Een doortastend beleid kan hierin een rol van betekenis spelen. Het kan enerzijds ondernemingen in een keurslijf plaatsen met one size fits all-maatregelen zoals de 5 verplichte opleidingsdagen en een administratieve pestmaatregel als de FLA als toemaatje. Een pad waar de federale regering de afgelopen jaren voor koos. Óf, een overheid kan de opleidingskracht van ondernemingen ten volle aanjagen door slimme hefbomen te voorzien.

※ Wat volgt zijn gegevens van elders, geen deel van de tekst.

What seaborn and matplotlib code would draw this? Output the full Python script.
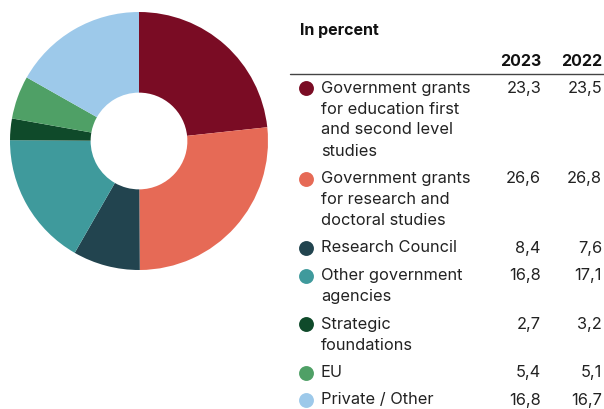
import matplotlib
matplotlib.use("Agg")
import matplotlib.pyplot as plt
import seaborn as sns

# --- Dados ---
categories = [
    "Government grants\nfor education first\nand second level\nstudies",
    "Government grants\nfor research and\ndoctoral studies",
    "Research Council",
    "Other government\nagencies",
    "Strategic\nfoundations",
    "EU",
    "Private / Other",
]
values_2023 = [23.3, 26.6, 8.4, 16.8, 2.7, 5.4, 16.8]
values_2022 = [23.5, 26.8, 7.6, 17.1, 3.2, 5.1, 16.7]
years = ["2023", "2022"]
colors = ["#7A0C24", "#E66A56", "#22444F", "#3F9A9C", "#0F4A2A", "#4FA066", "#9DC9EA"]

sns.set_style("white")
plt.rcParams["font.family"] = ["Inter", "DejaVu Sans"]

W, H = 604, 409
fig = plt.figure(figsize=(W / 100, H / 100), dpi=100)

# --- Tabela (coordenadas em pixels) ---
ax_t = fig.add_axes([0, 0, 1, 1])
ax_t.set_xlim(0, W)
ax_t.set_ylim(H, 0)
ax_t.axis("off")

fs = 11.8
ax_t.text(300, 30, "In percent", fontsize=11.5, fontweight="bold", va="center", ha="left", color="#111111")
col_x = [541, 602]
for x, yr in zip(col_x, years):
    ax_t.text(x, 61, yr, fontsize=11.5, fontweight="bold", va="center", ha="right", color="#111111")
ax_t.plot([290, W], [74, 74], color="#444444", lw=1)

y = 88
line_step = 21
for cat, v23, v22, c in zip(categories, values_2023, values_2022, colors):
    lines = cat.split("\n")
    ax_t.scatter([306], [y], s=115, color=c, zorder=3, linewidths=0)
    for i, ln in enumerate(lines):
        ax_t.text(321, y + i * line_step, ln, fontsize=fs, va="center", ha="left", color="#222222")
    ax_t.text(col_x[0], y, f"{v23:.1f}".replace(".", ","), fontsize=fs, va="center", ha="right", color="#222222")
    ax_t.text(col_x[1], y, f"{v22:.1f}".replace(".", ","), fontsize=fs, va="center", ha="right", color="#222222")
    y += (len(lines) - 1) * line_step + 27.5

# --- Rosca ---
cx, cy, r = 139, 141, 129
ax_p = fig.add_axes([(cx - r) / W, (H - cy - r) / H, 2 * r / W, 2 * r / H])
ax_p.pie(
    values_2023,
    colors=sns.color_palette(colors),
    startangle=90,
    counterclock=False,
    radius=1,
    wedgeprops=dict(width=0.625, edgecolor="none"),
)
ax_p.set_aspect("equal")
ax_p.set_xlim(-1, 1)
ax_p.set_ylim(-1, 1)

fig.savefig("out.png", dpi=100)
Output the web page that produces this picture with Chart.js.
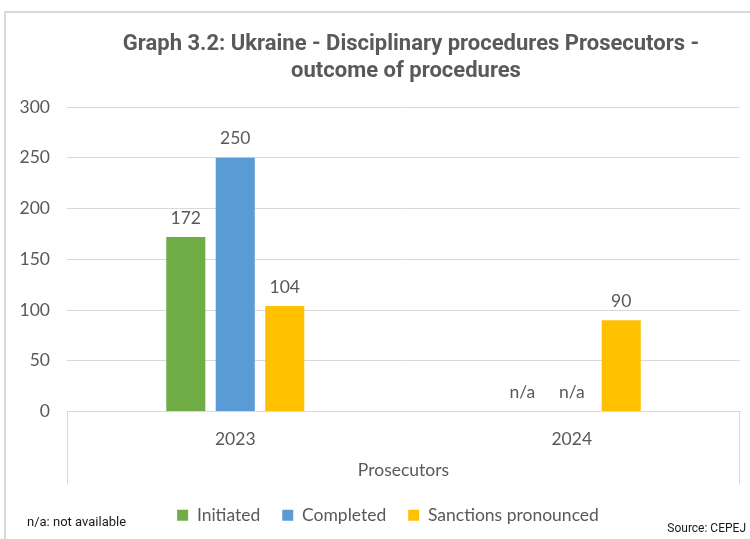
<!DOCTYPE html>
<html>
<head>
<meta charset="utf-8">
<script src="https://cdn.jsdelivr.net/npm/chart.js@4"></script>
<style>
    body { margin: 0; background: #fff; }
    #wrap { width: 750px; height: 539px; overflow: hidden; position: relative; }
    canvas { display: block; }
</style>
</head>
<body>
<div id="wrap"><canvas id="graph" width="776" height="545"></canvas></div>
<script>
// Données du graphique
const years = ['2023', '2024'];
const initiated = [172, null];
const completed = [250, null];
const sanctions = [104, 90];
const yTicks = [0, 50, 100, 150, 200, 250, 300];

const titleLines = ['Graph 3.2: Ukraine - Disciplinary procedures Prosecutors -', 'outcome of procedures'];
const groupLabel = 'Prosecutors';
const noteText = 'n/a: not available';
const sourceText = 'Source: CEPEJ';

const grey = '#595959';
const lineGrey = '#d9d9d9';
const labelFont = { family: 'Lato', size: 17.5 };

// Cadre, titre et notes
const decorPlugin = {
    id: 'decor',
    afterLayout(chart) {
        // légende centrée sur toute la largeur du canvas
        if (chart.legend) {
            chart.legend.right = chart.width;
            chart.legend.width = chart.width - chart.legend.left;
        }
    },
    beforeDraw(chart) {
        const ctx = chart.ctx;
        ctx.save();
        ctx.fillStyle = '#fff';
        ctx.fillRect(0, 0, chart.width, chart.height);
        ctx.strokeStyle = lineGrey;
        ctx.lineWidth = 2;
        ctx.strokeRect(5, 12, chart.width + 50, chart.height + 50);
        ctx.restore();
    },
    afterDraw(chart) {
        const ctx = chart.ctx;
        const x = chart.scales.x;
        ctx.save();
        // bords verticaux de l'axe des catégories
        ctx.strokeStyle = lineGrey;
        ctx.lineWidth = 1;
        ctx.beginPath();
        ctx.moveTo(x.left + 0.5, x.top);
        ctx.lineTo(x.left + 0.5, x.bottom);
        ctx.moveTo(x.right - 0.5, x.top);
        ctx.lineTo(x.right - 0.5, x.bottom);
        ctx.stroke();

        ctx.fillStyle = grey;
        ctx.font = 'bold 22px Roboto';
        ctx.textAlign = 'center';
        ctx.textBaseline = 'middle';
        ctx.fillText(titleLines[0], 411, 44);
        ctx.fillText(titleLines[1], 406, 71);

        ctx.fillStyle = '#1a1a1a';
        ctx.font = '13px Roboto';
        ctx.textAlign = 'left';
        ctx.fillText(noteText, 27, 523);
        ctx.font = '12px Roboto';
        ctx.textAlign = 'right';
        ctx.fillText(sourceText, 746, 529);
        ctx.restore();
    }
};

// Étiquettes de valeurs au-dessus des barres
const valueLabels = {
    id: 'valueLabels',
    afterDatasetsDraw(chart) {
        const ctx = chart.ctx;
        const y = chart.scales.y;
        ctx.save();
        ctx.fillStyle = grey;
        ctx.font = labelFont.size + 'px ' + labelFont.family;
        ctx.textAlign = 'center';
        ctx.textBaseline = 'middle';
        chart.data.datasets.forEach((ds, i) => {
            const meta = chart.getDatasetMeta(i);
            meta.data.forEach((bar, j) => {
                const v = ds.data[j];
                const top = v == null ? y.getPixelForValue(0) : bar.y;
                ctx.fillText(v == null ? 'n/a' : String(v), bar.x, top - 19);
            });
        });
        ctx.restore();
    }
};

new Chart(document.getElementById('graph').getContext('2d'), {
    type: 'bar',
    data: {
        labels: years,
        datasets: [
            { label: 'Initiated', data: initiated, backgroundColor: '#70AD47' },
            { label: 'Completed', data: completed, backgroundColor: '#5B9BD5' },
            { label: 'Sanctions pronounced', data: sanctions, backgroundColor: '#FFC000' }
        ]
    },
    options: {
        responsive: false,
        animation: false,
        devicePixelRatio: 1,
        categoryPercentage: 0.441,
        barPercentage: 0.79,
        layout: { padding: { top: 107, right: 36, left: 0, bottom: 11 } },
        plugins: {
            title: { display: false },
            tooltip: { enabled: false },
            legend: {
                position: 'bottom',
                labels: {
                    boxWidth: 11,
                    boxHeight: 11,
                    padding: 22,
                    color: grey,
                    font: labelFont
                }
            }
        },
        scales: {
            x: {
                grid: { display: false },
                border: { display: true, color: lineGrey, width: 1 },
                ticks: { color: grey, padding: 9, font: labelFont },
                title: {
                    display: true,
                    text: groupLabel,
                    color: grey,
                    font: labelFont,
                    padding: { top: 10, bottom: 4 }
                },
                afterFit(scale) { scale.height = 73; }
            },
            y: {
                min: 0,
                max: 300,
                afterBuildTicks(scale) { scale.ticks = yTicks.map(v => ({ value: v })); },
                grid: { color: lineGrey, drawTicks: false },
                border: { display: false },
                ticks: { color: grey, padding: 17, font: labelFont },
                afterFit(scale) { scale.width = 67; }
            }
        }
    },
    plugins: [decorPlugin, valueLabels]
});
</script>
</body>
</html>
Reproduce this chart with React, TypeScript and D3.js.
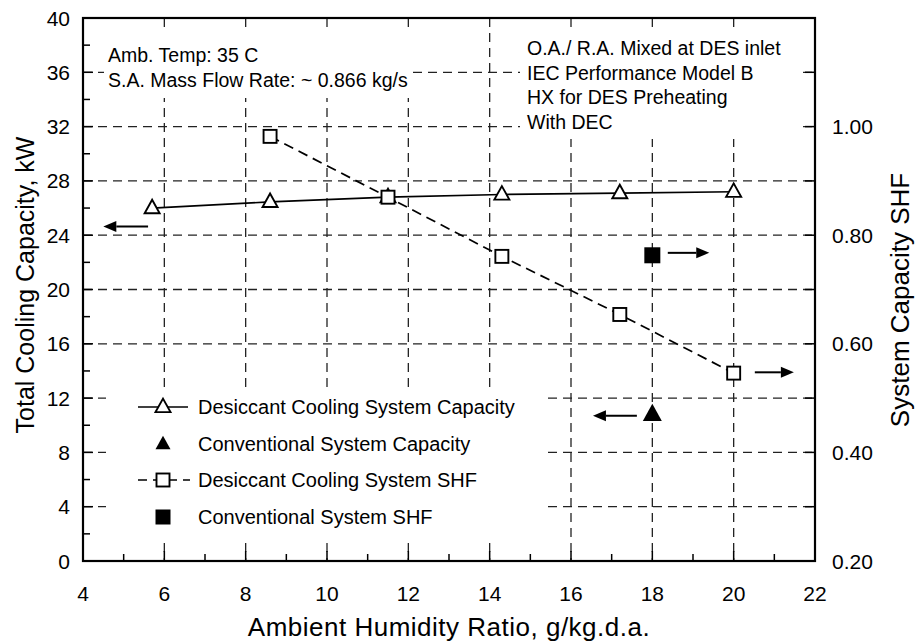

In die zin zet het programmadecreet een eerste stap. Voor Voka moet de verdere hervorming het VOV nog meer focussen op productiviteitsverhogende opleidingen die inspelen op de vele knelpuntvacatures en structurele kwalitatieve mismatches op de arbeidsmarkt. Het moet ook maximaal oneigenlijk gebruik uitsluiten, zonder daarbij de maatregel dood te knijpen door administratieve overlast. Uiteraard is dat geen gemakkelijke oefening. In de zoektocht naar eenvoud loopt men al gauw het risico zinvolle toepassingsgebieden af te snijden en het kind met het badwater weg te gooien. Het is evenwel een oefening die het meer dan waard is om vast te nemen en waar Voka graag mee de schouders onder zet.